The Standardized Field Sobriety Test series consists of three different tests that law enforcement officers may ask you to take if they suspect you of drunk driving.
What is the ultimate goal of these tests and what may cause you to fail at least one of them?
About the field sobriety tests
If law enforcement pulls you over on suspicion of driving while intoxicated (DWI), you may undergo field sobriety testing. The three tests in this series include:
- The one-leg stand
- The walk-and-turn
- The horizontal gaze nystagmus test
Reasons for failure
Testing by the side of the road on uneven ground with noisy traffic passing by may distract you. More importantly, you may have a medical condition—a leg injury, an inner ear condition, a herniated disc, low blood pressure—that will prevent you from passing one if not all of these tests. Keep in mind that officers should not ask drivers who are more than 50 pounds overweight or older than 65 to engage in field sobriety testing.
The defense strategy
The goal of testing is to give an officer just cause to make an arrest on suspicion of DWI. To begin with, the grading of field sobriety tests is subjective. The officers who grade your tests after watching the video may disagree on the score.

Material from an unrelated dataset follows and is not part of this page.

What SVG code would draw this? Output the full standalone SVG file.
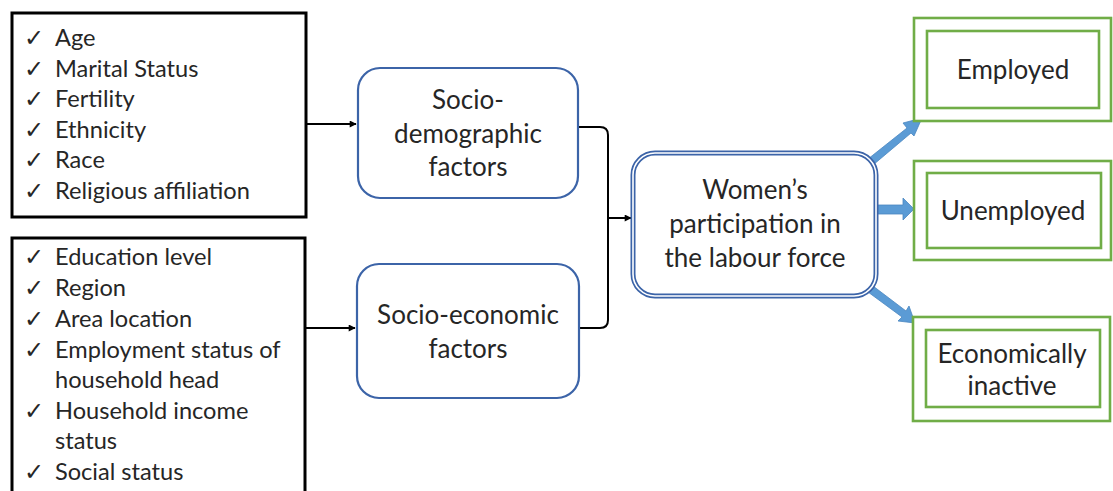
<svg xmlns="http://www.w3.org/2000/svg" width="1113" height="491" viewBox="0 0 1113 491">
  <defs>
    <marker id="tip" viewBox="0 0 10 10" refX="9" refY="5" markerWidth="8" markerHeight="7" orient="auto" markerUnits="userSpaceOnUse">
      <path d="M0,0 L10,5 L0,10 z" fill="#000"/>
    </marker>
    <style>
      .list { fill: #fff; stroke: #000; stroke-width: 3; }
      .item { font-family: Lato, "Liberation Sans", sans-serif; font-size: 23.6px; fill: #262626; }
      .chk { font-family: "DejaVu Sans", sans-serif; font-size: 24px; fill: #262626; }
      .factor { fill: #fff; stroke: #3C64A8; stroke-width: 2.2; }
      .label { font-family: Lato, "Liberation Sans", sans-serif; font-size: 26px; fill: #262626; text-anchor: middle; }
      .line { fill: none; stroke: #000; stroke-width: 2; }
      .green { fill: #fff; stroke: #70AD47; stroke-width: 2.6; }
      .fat { fill: #5B9BD5; stroke: #4A86C0; stroke-width: 0.8; }
    </style>
  </defs>

  <rect width="1113" height="491" fill="#fff"/>

  <!-- connectors -->
  <g id="connectors">
    <path class="line" d="M306,124 H356" marker-end="url(#tip)"/>
    <path class="line" d="M305,328 H355" marker-end="url(#tip)"/>
    <path class="line" d="M579,127 H600 Q608,127 608,135 V320 Q608,328 600,328 H580"/>
    <path class="line" d="M608,218 H631" marker-end="url(#tip)"/>
    <!-- block arrows to outcomes -->
    <path class="fat" d="M868,159 L907,128 L903,123 L922,118 L914,136 L911,133 L873,165 z"/>
    <path class="fat" d="M876,205 H903 V198 L914,209 L903,220 V214 H876 z"/>
    <path class="fat" d="M873,286 L906,311 L909,306 L915,323 L898,321 L902,317 L868,292 z"/>
  </g>

  <!-- demographic characteristics -->
  <g id="demographic-list">
    <rect class="list" x="12" y="13" width="294" height="204"/>
    <g class="chk">
      <text x="24" y="46">✓</text><text x="24" y="77">✓</text><text x="24" y="107">✓</text>
      <text x="24" y="138">✓</text><text x="24" y="168">✓</text><text x="24" y="199">✓</text>
    </g>
    <g class="item">
      <text x="55" y="46">Age</text>
      <text x="55" y="77">Marital Status</text>
      <text x="55" y="107">Fertility</text>
      <text x="55" y="138">Ethnicity</text>
      <text x="55" y="168">Race</text>
      <text x="55" y="199">Religious affiliation</text>
    </g>
  </g>

  <!-- economic characteristics -->
  <g id="economic-list">
    <rect class="list" x="12" y="238" width="293" height="260"/>
    <g class="chk">
      <text x="24" y="265">✓</text><text x="24" y="296">✓</text><text x="24" y="327">✓</text>
      <text x="24" y="358">✓</text><text x="24" y="419">✓</text><text x="24" y="480">✓</text>
    </g>
    <g class="item">
      <text x="55" y="265">Education level</text>
      <text x="55" y="296">Region</text>
      <text x="55" y="327">Area location</text>
      <text x="55" y="358">Employment status of</text>
      <text x="55" y="388">household head</text>
      <text x="55" y="419">Household income</text>
      <text x="55" y="449">status</text>
      <text x="55" y="480">Social status</text>
    </g>
  </g>

  <g id="socio-demographic">
    <rect class="factor" x="358" y="68" width="220" height="130" rx="22"/>
    <text class="label" x="468" y="109">Socio-</text>
    <text class="label" x="468" y="143">demographic</text>
    <text class="label" x="468" y="176">factors</text>
  </g>

  <g id="socio-economic">
    <rect class="factor" x="357" y="264" width="222" height="134" rx="22"/>
    <text class="label" x="468" y="324">Socio-economic</text>
    <text class="label" x="468" y="358">factors</text>
  </g>

  <g id="participation">
    <rect x="633" y="153" width="243" height="143" rx="22" fill="#fff" stroke="#3C64A8" stroke-width="5"/>
    <rect x="633" y="153" width="243" height="143" rx="22" fill="none" stroke="#fff" stroke-width="1.6"/>
    <text class="label" x="755" y="199">Women’s</text>
    <text class="label" x="755" y="233">participation in</text>
    <text class="label" x="755" y="267">the labour force</text>
  </g>

  <g id="employed">
    <rect class="green" x="914" y="18" width="197" height="103"/>
    <rect class="green" x="927" y="31" width="172" height="77"/>
    <text class="label" x="1013" y="79">Employed</text>
  </g>

  <g id="unemployed">
    <rect class="green" x="914" y="161" width="197" height="99"/>
    <rect class="green" x="927" y="173" width="174" height="75"/>
    <text class="label" x="1013" y="220">Unemployed</text>
  </g>

  <g id="inactive">
    <rect class="green" x="913" y="317" width="197" height="104"/>
    <rect class="green" x="926" y="330" width="174" height="77"/>
    <text class="label" x="1012" y="363">Economically</text>
    <text class="label" x="1012" y="395">inactive</text>
  </g>
</svg>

Your defense attorney will examine all the evidence beginning with the less-than-ideal conditions under which you took the tests and whether the officers had sufficient training to conduct them. There could also be additional administrative errors. An investigation of the circumstances will help build your defense strategy. Officers may not have had probable cause to make the arrest and you have every right to expect the best outcome possible for your case.